The Champion defence battle theme is one of the few that demands your attention. In an elegant act of bookending, it dramatically respells the music of the games’ title screen with those tribal drums and choral chanting — and finally, decisively and permanently, strings and brass that won't melt your ears off. Sun and Moon have come through the growing pains of generation six stronger, more focused, and far more cognisant of what works and what doesn’t. The unrelenting beige that bogged down Omega Ruby and Alpha Sapphire has been thrown into the trash where it belongs, letting different colours shape different moods from the background where GameFreak has decided to put them. The Team Skull motif invokes appropriately grubby record-scratching while the sweeping piano figures of the Aether Foundation reinforce their stylish aesthetic. Spiritual successors to blockbusting tracks like earlier legendary battle themes and are more subdued and textured. The Solgaleo/Lunala fight relies more on dazzling visuals than burning a melody into your mind, as does your showdown with the Symbiot in the Aether Paradise. Even Lillie’s theme blossoms as she does, from a nervous teetering waltz to a stoic, propulsive march.
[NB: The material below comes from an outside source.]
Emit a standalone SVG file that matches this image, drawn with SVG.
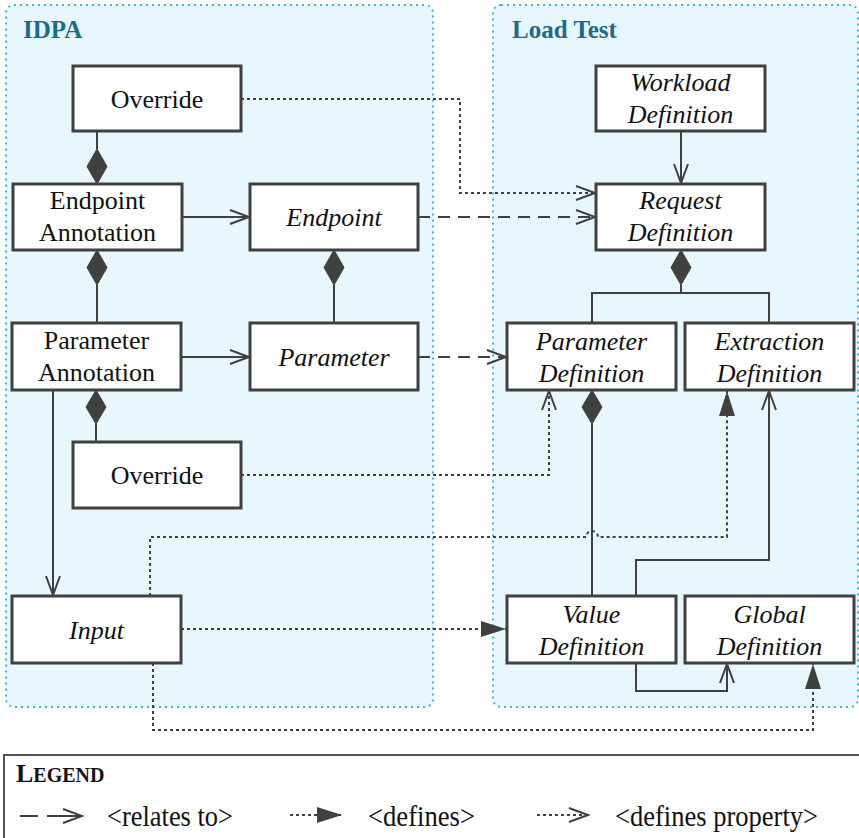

From the charming Poké Pelago jingle to the melodic twists of Alolan incidental music, Sun and Moon have composed a soundtrack worthy of such an excellent game.

Thank you for indulging me with a week of voluminous ramblings. I hope you have enjoyed reading them as much as I have enjoyed writing them. I now return you to your regular schedule of a single album of the week per week. Excelsior!